## [What is asked]
Repeat the material below word for word and leave out all pictures.

'''

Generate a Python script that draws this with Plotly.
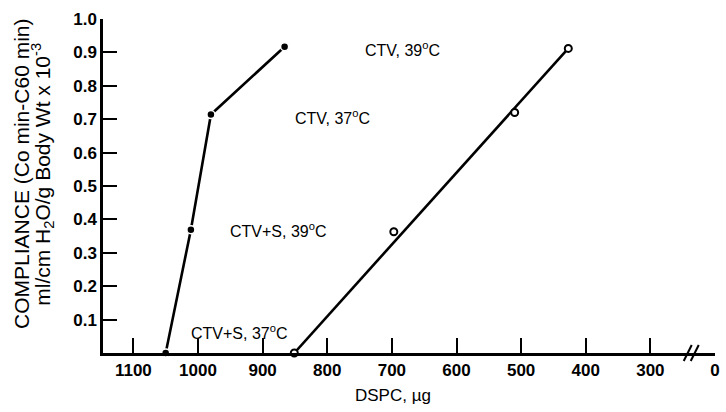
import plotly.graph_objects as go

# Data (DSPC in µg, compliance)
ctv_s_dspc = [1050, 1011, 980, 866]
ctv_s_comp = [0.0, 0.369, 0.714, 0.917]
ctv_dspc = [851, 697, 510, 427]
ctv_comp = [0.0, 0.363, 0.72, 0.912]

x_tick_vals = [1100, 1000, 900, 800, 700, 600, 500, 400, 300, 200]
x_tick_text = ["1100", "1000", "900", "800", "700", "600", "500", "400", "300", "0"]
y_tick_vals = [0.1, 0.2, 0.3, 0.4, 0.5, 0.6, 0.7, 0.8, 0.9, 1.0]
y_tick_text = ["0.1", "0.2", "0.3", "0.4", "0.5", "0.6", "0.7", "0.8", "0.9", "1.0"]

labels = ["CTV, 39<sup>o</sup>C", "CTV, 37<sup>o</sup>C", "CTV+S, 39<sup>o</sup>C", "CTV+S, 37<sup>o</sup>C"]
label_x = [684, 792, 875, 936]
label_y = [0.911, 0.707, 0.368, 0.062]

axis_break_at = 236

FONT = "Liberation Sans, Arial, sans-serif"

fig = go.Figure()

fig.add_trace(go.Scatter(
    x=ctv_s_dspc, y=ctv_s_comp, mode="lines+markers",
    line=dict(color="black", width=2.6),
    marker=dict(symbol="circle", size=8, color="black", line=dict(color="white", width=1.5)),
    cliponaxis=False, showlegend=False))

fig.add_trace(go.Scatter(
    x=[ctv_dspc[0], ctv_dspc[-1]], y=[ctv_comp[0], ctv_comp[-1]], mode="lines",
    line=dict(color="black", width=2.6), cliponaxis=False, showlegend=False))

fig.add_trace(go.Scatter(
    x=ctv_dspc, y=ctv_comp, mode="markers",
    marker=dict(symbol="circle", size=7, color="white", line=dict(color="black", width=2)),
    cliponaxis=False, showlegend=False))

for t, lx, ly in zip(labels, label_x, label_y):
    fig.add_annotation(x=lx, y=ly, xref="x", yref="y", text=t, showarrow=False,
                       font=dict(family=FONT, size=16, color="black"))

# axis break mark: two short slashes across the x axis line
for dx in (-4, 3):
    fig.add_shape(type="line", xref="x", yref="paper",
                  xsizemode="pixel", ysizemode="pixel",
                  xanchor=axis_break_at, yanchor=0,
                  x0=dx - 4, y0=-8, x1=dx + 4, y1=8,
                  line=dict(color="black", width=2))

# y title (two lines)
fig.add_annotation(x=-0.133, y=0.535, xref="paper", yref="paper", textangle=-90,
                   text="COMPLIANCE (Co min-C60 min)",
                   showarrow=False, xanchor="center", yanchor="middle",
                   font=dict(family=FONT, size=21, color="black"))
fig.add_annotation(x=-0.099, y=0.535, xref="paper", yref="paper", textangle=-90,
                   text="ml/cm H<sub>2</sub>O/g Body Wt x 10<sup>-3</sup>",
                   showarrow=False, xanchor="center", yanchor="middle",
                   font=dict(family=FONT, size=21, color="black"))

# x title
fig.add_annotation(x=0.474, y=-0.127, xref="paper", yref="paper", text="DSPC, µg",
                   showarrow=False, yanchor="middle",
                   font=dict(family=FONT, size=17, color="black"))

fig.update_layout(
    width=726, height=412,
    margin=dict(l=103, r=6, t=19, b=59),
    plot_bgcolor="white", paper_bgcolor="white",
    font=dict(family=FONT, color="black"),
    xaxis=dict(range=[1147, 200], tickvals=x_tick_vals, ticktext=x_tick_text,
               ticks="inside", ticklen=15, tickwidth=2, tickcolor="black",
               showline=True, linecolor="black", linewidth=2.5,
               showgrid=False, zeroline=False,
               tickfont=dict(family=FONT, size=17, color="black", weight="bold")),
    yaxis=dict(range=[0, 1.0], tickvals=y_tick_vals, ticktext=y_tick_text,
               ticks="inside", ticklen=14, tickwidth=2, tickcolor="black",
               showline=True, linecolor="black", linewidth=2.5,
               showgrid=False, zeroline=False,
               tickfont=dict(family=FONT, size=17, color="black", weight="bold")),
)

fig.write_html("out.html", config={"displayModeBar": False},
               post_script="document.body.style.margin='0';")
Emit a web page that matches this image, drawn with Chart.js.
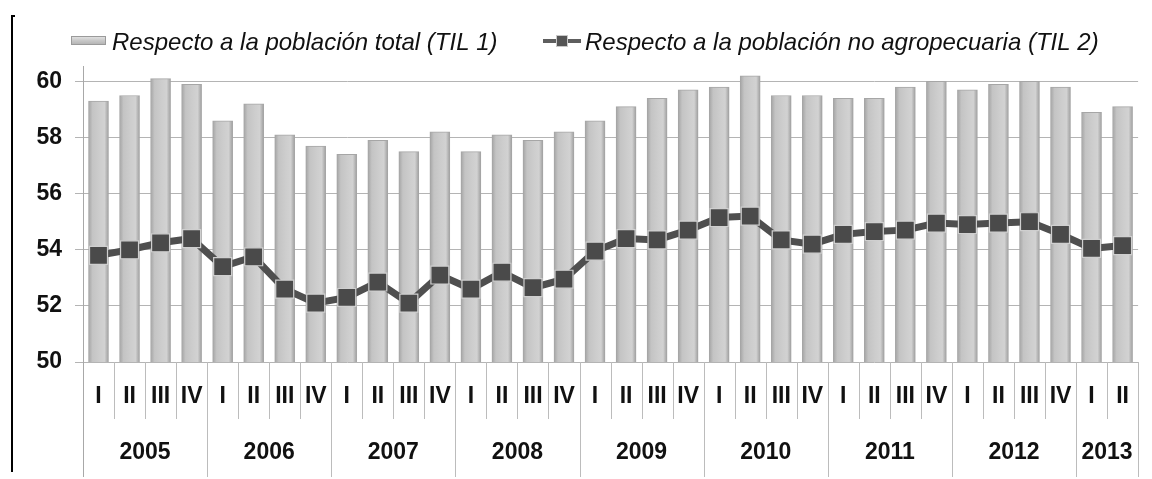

'''

## [Completed exercise]
Generate a Python script that draws this with Plotly.
import plotly.graph_objects as go

# Data (DSPC in µg, compliance)
ctv_s_dspc = [1050, 1011, 980, 866]
ctv_s_comp = [0.0, 0.369, 0.714, 0.917]
ctv_dspc = [851, 697, 510, 427]
ctv_comp = [0.0, 0.363, 0.72, 0.912]

x_tick_vals = [1100, 1000, 900, 800, 700, 600, 500, 400, 300, 200]
x_tick_text = ["1100", "1000", "900", "800", "700", "600", "500", "400", "300", "0"]
y_tick_vals = [0.1, 0.2, 0.3, 0.4, 0.5, 0.6, 0.7, 0.8, 0.9, 1.0]
y_tick_text = ["0.1", "0.2", "0.3", "0.4", "0.5", "0.6", "0.7", "0.8", "0.9", "1.0"]

labels = ["CTV, 39<sup>o</sup>C", "CTV, 37<sup>o</sup>C", "CTV+S, 39<sup>o</sup>C", "CTV+S, 37<sup>o</sup>C"]
label_x = [684, 792, 875, 936]
label_y = [0.911, 0.707, 0.368, 0.062]

axis_break_at = 236

FONT = "Liberation Sans, Arial, sans-serif"

fig = go.Figure()

fig.add_trace(go.Scatter(
    x=ctv_s_dspc, y=ctv_s_comp, mode="lines+markers",
    line=dict(color="black", width=2.6),
    marker=dict(symbol="circle", size=8, color="black", line=dict(color="white", width=1.5)),
    cliponaxis=False, showlegend=False))

fig.add_trace(go.Scatter(
    x=[ctv_dspc[0], ctv_dspc[-1]], y=[ctv_comp[0], ctv_comp[-1]], mode="lines",
    line=dict(color="black", width=2.6), cliponaxis=False, showlegend=False))

fig.add_trace(go.Scatter(
    x=ctv_dspc, y=ctv_comp, mode="markers",
    marker=dict(symbol="circle", size=7, color="white", line=dict(color="black", width=2)),
    cliponaxis=False, showlegend=False))

for t, lx, ly in zip(labels, label_x, label_y):
    fig.add_annotation(x=lx, y=ly, xref="x", yref="y", text=t, showarrow=False,
                       font=dict(family=FONT, size=16, color="black"))

# axis break mark: two short slashes across the x axis line
for dx in (-4, 3):
    fig.add_shape(type="line", xref="x", yref="paper",
                  xsizemode="pixel", ysizemode="pixel",
                  xanchor=axis_break_at, yanchor=0,
                  x0=dx - 4, y0=-8, x1=dx + 4, y1=8,
                  line=dict(color="black", width=2))

# y title (two lines)
fig.add_annotation(x=-0.133, y=0.535, xref="paper", yref="paper", textangle=-90,
                   text="COMPLIANCE (Co min-C60 min)",
                   showarrow=False, xanchor="center", yanchor="middle",
                   font=dict(family=FONT, size=21, color="black"))
fig.add_annotation(x=-0.099, y=0.535, xref="paper", yref="paper", textangle=-90,
                   text="ml/cm H<sub>2</sub>O/g Body Wt x 10<sup>-3</sup>",
                   showarrow=False, xanchor="center", yanchor="middle",
                   font=dict(family=FONT, size=21, color="black"))

# x title
fig.add_annotation(x=0.474, y=-0.127, xref="paper", yref="paper", text="DSPC, µg",
                   showarrow=False, yanchor="middle",
                   font=dict(family=FONT, size=17, color="black"))

fig.update_layout(
    width=726, height=412,
    margin=dict(l=103, r=6, t=19, b=59),
    plot_bgcolor="white", paper_bgcolor="white",
    font=dict(family=FONT, color="black"),
    xaxis=dict(range=[1147, 200], tickvals=x_tick_vals, ticktext=x_tick_text,
               ticks="inside", ticklen=15, tickwidth=2, tickcolor="black",
               showline=True, linecolor="black", linewidth=2.5,
               showgrid=False, zeroline=False,
               tickfont=dict(family=FONT, size=17, color="black", weight="bold")),
    yaxis=dict(range=[0, 1.0], tickvals=y_tick_vals, ticktext=y_tick_text,
               ticks="inside", ticklen=14, tickwidth=2, tickcolor="black",
               showline=True, linecolor="black", linewidth=2.5,
               showgrid=False, zeroline=False,
               tickfont=dict(family=FONT, size=17, color="black", weight="bold")),
)

fig.write_html("out.html", config={"displayModeBar": False},
               post_script="document.body.style.margin='0';")
Emit a web page that matches this image, drawn with Chart.js.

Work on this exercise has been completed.